[Raw records]

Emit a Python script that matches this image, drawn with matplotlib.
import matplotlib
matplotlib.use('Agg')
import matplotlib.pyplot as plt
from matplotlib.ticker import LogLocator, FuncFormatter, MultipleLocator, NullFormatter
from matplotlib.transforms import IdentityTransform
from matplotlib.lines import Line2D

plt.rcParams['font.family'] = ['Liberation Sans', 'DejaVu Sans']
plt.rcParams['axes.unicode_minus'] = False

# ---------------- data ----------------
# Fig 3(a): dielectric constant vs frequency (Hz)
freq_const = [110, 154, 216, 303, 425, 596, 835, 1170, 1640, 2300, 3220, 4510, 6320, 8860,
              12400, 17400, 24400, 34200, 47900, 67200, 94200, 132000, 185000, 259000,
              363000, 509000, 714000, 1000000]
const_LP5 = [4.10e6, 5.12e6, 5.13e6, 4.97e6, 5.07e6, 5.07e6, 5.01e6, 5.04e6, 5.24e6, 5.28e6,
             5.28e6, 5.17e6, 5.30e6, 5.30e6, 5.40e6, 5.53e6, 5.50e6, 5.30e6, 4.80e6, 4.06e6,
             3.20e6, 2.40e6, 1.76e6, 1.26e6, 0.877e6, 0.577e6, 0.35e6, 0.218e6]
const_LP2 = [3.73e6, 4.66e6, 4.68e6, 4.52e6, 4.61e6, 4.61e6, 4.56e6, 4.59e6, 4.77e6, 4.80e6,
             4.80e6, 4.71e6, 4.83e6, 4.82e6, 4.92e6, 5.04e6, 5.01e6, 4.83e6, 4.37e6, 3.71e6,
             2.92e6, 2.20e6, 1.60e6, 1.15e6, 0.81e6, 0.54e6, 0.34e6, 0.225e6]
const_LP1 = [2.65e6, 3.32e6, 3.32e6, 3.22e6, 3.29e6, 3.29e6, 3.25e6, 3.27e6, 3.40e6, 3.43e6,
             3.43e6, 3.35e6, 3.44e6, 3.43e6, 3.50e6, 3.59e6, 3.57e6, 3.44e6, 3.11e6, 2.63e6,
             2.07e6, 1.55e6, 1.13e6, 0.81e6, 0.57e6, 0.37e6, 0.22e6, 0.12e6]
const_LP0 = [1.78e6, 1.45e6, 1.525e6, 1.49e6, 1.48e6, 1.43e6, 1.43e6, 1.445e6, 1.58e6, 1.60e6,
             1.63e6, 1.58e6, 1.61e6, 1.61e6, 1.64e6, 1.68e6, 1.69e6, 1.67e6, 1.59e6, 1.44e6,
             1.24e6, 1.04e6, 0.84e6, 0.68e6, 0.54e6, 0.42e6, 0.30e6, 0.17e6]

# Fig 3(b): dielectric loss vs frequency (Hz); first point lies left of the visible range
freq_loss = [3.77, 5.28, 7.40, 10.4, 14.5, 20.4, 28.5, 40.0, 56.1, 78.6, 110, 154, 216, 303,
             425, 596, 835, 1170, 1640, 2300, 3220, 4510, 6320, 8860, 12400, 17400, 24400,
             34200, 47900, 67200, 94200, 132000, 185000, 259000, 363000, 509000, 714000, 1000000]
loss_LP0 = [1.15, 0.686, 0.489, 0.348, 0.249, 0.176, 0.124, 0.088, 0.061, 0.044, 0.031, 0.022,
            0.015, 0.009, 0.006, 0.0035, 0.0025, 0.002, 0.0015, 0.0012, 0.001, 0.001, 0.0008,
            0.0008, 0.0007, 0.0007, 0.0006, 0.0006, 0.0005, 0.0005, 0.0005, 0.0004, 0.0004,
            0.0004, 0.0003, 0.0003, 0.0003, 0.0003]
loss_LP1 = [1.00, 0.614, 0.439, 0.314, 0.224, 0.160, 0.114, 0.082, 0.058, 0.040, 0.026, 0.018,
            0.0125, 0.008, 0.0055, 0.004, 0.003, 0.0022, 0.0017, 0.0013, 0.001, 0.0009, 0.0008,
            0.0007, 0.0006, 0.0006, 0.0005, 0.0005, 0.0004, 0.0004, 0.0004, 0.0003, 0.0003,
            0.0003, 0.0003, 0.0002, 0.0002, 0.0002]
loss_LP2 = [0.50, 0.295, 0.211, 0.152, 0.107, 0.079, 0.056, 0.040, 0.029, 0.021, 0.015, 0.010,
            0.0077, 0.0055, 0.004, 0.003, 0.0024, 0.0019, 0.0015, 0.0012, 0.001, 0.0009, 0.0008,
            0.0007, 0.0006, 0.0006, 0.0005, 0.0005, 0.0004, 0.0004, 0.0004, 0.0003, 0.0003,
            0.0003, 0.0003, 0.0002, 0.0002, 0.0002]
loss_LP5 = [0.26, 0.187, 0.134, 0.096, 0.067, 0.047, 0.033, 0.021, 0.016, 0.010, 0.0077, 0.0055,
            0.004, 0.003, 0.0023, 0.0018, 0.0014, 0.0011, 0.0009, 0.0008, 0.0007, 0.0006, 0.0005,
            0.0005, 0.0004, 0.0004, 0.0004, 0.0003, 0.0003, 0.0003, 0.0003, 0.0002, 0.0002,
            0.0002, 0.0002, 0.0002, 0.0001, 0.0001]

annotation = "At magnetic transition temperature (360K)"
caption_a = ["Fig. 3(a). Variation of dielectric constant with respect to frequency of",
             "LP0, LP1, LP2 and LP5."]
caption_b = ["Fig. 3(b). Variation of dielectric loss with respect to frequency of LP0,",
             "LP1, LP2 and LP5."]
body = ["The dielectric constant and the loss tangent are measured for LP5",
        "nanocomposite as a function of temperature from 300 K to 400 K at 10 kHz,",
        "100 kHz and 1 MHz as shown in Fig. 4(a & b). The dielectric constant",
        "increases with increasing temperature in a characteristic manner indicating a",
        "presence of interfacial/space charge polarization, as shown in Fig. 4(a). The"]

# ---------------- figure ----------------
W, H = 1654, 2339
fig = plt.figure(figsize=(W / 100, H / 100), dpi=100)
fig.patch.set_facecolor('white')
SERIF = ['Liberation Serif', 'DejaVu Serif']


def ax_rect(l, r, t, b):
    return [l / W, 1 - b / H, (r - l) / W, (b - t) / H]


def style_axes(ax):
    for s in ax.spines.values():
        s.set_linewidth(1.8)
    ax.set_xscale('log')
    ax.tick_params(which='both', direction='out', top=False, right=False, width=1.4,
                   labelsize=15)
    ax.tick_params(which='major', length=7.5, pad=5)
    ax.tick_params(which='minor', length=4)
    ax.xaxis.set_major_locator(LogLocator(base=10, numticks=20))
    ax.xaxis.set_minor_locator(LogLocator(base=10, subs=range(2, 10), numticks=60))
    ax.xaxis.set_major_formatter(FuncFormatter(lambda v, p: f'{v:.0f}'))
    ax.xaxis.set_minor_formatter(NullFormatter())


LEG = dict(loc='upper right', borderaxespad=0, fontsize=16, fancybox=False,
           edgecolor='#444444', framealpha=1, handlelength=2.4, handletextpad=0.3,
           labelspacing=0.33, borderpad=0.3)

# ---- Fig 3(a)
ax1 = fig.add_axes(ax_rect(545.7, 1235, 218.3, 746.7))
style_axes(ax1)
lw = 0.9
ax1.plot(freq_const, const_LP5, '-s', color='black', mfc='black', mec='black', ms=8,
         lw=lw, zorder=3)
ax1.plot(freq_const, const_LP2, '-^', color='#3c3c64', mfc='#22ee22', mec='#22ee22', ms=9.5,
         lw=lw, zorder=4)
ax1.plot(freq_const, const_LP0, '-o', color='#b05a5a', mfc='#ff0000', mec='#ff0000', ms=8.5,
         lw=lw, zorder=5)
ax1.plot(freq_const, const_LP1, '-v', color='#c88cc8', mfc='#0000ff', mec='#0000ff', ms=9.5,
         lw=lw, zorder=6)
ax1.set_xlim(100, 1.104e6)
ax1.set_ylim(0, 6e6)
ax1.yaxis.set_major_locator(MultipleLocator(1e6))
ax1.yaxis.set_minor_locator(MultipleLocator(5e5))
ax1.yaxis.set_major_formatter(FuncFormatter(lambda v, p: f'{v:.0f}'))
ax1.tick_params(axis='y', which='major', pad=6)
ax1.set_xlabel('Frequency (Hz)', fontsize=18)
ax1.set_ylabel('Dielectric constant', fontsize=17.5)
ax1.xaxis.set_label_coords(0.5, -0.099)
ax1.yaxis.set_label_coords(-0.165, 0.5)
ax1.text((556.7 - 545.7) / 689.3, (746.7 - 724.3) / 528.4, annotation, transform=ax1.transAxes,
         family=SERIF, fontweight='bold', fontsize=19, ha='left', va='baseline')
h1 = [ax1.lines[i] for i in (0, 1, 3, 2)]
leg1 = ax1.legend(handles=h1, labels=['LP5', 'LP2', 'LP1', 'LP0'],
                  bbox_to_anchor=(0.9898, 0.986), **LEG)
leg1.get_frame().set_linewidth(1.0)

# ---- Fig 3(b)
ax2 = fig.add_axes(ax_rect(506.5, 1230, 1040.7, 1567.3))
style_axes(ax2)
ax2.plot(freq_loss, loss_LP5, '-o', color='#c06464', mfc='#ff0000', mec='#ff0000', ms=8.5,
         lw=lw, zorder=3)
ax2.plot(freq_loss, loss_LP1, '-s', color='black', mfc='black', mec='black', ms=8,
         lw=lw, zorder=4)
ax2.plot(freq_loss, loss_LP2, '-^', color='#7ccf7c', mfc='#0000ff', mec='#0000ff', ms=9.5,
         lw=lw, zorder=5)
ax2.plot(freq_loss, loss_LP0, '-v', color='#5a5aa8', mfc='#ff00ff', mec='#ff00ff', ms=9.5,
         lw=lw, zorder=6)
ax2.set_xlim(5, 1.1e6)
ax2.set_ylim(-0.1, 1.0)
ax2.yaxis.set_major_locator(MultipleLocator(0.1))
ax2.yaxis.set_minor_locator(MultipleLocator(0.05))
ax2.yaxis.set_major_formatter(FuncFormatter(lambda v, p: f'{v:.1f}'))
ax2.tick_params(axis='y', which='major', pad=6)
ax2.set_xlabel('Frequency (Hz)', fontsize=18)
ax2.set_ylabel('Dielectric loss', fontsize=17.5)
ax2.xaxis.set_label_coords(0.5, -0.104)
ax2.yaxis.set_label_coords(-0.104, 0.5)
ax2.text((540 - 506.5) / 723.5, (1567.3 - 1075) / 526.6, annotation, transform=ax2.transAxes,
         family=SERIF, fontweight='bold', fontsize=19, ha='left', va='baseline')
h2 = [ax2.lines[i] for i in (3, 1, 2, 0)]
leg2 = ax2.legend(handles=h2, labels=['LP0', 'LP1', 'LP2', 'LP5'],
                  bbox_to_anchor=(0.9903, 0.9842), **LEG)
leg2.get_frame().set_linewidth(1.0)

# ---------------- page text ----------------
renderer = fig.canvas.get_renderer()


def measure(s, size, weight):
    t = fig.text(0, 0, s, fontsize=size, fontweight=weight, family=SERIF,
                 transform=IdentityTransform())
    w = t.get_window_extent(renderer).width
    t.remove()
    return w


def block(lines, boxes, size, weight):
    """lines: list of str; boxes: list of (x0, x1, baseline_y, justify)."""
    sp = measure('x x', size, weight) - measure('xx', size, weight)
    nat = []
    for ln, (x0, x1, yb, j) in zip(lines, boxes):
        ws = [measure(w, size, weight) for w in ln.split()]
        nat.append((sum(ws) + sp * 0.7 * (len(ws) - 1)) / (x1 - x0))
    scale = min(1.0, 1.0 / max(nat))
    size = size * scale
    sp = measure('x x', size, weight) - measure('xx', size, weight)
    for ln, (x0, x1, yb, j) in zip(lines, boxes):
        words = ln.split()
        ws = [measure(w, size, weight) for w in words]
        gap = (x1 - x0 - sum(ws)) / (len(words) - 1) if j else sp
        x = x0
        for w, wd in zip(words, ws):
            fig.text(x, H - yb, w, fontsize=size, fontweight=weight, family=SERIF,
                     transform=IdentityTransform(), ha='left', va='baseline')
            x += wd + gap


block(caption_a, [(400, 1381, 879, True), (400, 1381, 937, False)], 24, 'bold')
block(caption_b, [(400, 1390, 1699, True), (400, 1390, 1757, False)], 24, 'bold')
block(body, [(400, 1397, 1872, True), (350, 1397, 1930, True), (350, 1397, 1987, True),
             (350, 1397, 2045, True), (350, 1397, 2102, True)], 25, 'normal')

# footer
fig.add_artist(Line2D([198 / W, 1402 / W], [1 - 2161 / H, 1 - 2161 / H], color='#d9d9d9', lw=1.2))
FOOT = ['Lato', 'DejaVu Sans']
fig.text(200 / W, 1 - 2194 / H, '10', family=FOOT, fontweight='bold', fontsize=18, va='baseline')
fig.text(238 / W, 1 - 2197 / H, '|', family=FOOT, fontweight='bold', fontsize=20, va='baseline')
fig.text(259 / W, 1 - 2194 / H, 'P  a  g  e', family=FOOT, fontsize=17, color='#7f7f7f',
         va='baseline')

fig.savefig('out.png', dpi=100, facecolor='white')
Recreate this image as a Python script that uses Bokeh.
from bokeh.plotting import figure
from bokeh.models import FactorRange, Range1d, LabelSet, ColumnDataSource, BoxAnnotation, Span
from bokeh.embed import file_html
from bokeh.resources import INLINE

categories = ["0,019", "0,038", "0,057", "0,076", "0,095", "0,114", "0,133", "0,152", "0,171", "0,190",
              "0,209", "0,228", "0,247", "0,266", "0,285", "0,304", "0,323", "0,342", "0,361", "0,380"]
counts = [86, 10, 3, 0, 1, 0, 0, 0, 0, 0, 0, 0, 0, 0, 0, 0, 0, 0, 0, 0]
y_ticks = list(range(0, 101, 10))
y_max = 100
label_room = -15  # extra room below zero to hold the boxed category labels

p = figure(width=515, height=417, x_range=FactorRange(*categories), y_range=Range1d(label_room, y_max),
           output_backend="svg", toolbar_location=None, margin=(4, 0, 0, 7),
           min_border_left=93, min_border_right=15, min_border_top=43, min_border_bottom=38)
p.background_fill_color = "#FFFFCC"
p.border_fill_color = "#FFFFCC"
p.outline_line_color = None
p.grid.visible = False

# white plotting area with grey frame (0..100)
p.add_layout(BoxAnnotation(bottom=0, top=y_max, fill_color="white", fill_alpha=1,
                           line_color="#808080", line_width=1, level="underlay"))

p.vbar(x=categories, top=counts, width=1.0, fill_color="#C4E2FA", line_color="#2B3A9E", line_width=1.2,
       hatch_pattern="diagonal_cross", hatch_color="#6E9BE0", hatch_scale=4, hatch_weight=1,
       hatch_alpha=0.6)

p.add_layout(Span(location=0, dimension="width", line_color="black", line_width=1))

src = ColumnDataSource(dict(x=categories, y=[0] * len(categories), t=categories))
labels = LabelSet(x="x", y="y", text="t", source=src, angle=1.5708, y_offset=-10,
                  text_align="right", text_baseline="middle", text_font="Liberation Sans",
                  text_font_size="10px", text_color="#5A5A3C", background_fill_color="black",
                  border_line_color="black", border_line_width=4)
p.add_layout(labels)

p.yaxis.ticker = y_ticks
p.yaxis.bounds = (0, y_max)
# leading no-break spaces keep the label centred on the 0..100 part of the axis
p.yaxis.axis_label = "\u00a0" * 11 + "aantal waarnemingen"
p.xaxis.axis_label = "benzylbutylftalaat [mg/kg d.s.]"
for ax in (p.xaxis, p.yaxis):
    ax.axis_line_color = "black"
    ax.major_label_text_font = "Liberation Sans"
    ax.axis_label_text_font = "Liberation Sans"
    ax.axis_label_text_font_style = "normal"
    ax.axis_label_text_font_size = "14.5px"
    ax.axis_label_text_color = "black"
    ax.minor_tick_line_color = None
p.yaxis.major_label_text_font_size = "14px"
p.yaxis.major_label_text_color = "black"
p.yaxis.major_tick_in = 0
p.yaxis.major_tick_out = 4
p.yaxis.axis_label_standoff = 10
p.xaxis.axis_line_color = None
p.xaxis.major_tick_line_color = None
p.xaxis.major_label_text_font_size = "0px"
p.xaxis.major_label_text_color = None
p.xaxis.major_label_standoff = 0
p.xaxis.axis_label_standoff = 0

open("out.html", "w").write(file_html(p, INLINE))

OBJECTIVE:
Looking at the material above, count the lines containing the string "that" and reply with the count alone.

FULL RESPONSE:
2